GIVEN INFORMATION
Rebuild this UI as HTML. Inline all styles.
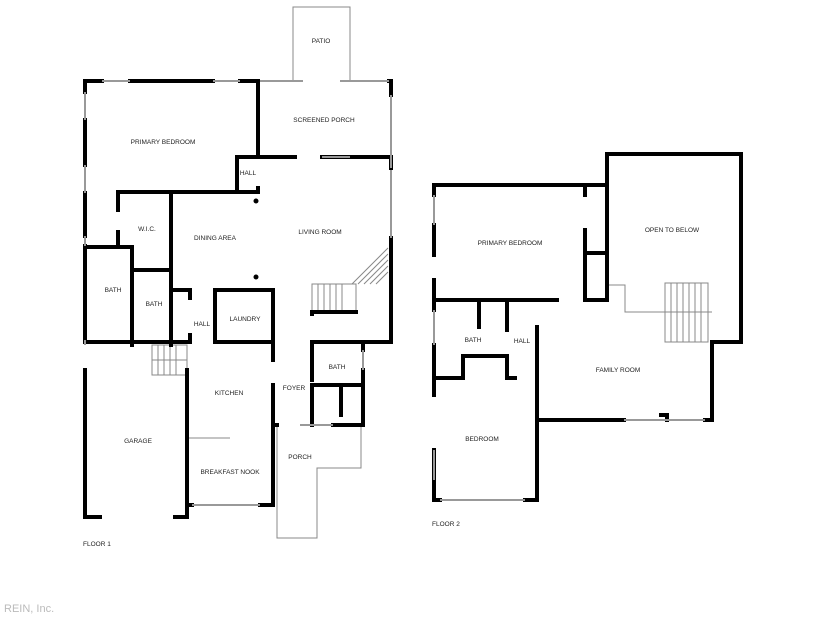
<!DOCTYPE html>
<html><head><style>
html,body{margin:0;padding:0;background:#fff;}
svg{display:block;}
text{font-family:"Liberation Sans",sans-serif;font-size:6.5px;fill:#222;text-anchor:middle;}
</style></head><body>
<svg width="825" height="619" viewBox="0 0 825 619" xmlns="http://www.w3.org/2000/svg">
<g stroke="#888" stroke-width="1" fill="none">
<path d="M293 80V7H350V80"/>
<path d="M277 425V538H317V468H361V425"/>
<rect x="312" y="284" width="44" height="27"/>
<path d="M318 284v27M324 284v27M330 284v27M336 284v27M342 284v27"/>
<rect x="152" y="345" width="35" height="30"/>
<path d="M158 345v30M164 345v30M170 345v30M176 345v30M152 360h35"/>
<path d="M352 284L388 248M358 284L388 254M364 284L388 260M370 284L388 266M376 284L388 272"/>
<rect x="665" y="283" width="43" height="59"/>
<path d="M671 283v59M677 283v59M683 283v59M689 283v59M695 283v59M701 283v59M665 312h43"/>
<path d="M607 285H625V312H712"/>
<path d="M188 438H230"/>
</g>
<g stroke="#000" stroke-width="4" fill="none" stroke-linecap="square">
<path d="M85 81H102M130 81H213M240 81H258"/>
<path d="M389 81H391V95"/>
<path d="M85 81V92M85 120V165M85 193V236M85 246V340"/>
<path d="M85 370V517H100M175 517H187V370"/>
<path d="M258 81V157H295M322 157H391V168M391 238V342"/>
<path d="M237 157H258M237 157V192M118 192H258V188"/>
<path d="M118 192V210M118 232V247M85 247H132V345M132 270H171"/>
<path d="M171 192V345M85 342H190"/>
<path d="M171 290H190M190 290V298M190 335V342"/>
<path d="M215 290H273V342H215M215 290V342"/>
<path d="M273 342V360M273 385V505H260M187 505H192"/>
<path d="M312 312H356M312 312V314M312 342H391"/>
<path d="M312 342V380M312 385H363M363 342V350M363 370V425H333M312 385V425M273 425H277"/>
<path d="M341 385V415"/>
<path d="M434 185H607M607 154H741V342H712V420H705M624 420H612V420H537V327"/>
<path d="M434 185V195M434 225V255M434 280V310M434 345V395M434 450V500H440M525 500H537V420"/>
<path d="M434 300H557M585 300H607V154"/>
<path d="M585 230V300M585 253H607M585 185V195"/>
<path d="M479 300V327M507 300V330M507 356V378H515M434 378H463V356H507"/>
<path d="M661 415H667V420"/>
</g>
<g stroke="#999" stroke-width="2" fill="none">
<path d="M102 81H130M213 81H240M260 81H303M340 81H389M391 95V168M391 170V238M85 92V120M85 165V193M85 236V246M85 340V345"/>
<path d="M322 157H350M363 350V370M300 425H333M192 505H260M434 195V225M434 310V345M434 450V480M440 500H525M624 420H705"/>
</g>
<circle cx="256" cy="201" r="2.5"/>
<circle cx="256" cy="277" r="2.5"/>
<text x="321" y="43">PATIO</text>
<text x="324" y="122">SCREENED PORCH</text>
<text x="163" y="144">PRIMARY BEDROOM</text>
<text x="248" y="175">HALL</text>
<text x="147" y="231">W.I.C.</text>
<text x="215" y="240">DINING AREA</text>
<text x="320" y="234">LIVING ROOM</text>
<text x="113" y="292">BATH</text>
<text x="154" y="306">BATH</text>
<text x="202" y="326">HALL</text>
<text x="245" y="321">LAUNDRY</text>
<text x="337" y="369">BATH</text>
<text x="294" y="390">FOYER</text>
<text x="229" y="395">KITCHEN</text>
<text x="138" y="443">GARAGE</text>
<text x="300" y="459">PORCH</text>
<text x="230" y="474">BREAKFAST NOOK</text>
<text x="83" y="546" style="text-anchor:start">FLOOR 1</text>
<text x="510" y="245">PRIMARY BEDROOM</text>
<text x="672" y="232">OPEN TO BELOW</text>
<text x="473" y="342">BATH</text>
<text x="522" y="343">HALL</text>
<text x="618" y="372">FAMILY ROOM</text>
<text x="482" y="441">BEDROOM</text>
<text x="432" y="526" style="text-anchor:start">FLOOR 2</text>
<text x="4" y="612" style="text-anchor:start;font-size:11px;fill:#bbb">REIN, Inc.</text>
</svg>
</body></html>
==
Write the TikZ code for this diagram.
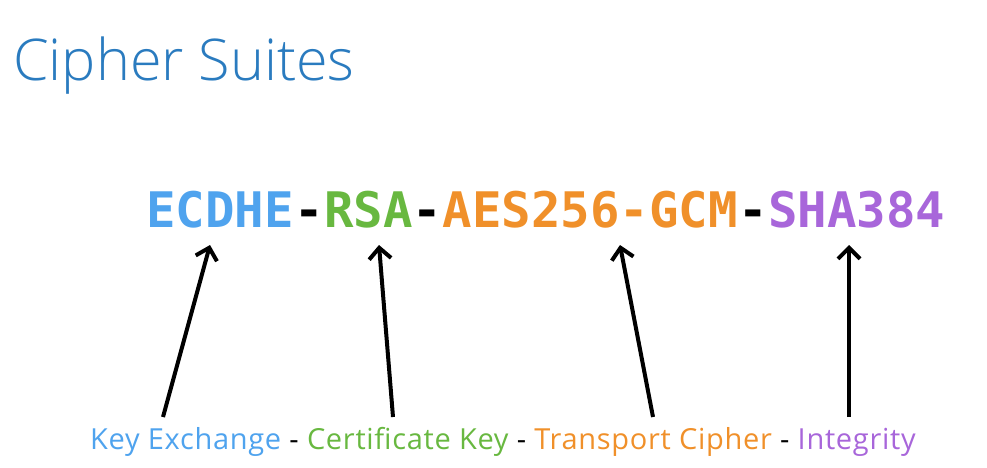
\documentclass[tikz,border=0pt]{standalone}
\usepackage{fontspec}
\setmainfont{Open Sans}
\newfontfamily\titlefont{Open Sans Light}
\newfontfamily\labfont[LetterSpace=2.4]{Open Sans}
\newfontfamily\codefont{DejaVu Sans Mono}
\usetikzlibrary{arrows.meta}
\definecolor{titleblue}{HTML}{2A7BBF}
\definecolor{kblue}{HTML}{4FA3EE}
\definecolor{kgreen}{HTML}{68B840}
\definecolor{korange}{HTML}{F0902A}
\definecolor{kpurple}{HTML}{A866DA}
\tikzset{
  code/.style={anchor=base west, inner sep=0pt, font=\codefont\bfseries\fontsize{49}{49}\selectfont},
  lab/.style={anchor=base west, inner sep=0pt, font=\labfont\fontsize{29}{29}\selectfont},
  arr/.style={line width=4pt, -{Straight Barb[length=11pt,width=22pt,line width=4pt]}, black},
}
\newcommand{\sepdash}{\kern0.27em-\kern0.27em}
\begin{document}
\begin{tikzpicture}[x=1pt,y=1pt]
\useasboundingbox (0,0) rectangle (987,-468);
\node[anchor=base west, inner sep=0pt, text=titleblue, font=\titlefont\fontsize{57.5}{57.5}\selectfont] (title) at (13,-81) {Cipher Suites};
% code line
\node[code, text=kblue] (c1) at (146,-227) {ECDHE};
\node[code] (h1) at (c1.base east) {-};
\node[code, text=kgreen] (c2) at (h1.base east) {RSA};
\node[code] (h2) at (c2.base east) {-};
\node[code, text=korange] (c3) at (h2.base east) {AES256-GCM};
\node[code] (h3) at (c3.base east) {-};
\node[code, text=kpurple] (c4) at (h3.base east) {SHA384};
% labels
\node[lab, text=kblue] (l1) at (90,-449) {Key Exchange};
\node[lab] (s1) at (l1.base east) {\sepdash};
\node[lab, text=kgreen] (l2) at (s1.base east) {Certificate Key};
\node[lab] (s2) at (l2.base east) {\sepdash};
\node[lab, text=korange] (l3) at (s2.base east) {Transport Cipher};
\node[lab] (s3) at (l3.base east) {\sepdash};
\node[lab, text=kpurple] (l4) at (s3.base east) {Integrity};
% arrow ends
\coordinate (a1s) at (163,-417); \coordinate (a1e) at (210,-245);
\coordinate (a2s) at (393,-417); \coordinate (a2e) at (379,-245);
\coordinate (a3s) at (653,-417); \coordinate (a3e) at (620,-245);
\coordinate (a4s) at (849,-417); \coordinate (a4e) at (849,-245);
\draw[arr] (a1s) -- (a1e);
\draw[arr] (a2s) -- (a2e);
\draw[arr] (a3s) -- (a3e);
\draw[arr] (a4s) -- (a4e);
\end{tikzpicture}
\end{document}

CHALLENGE
Where a line of the entries contains the word "this", copy that line.

FULL SOLUTION
Rebuild this UI as HTML. Inline all styles.
Write the TikZ code for this diagram.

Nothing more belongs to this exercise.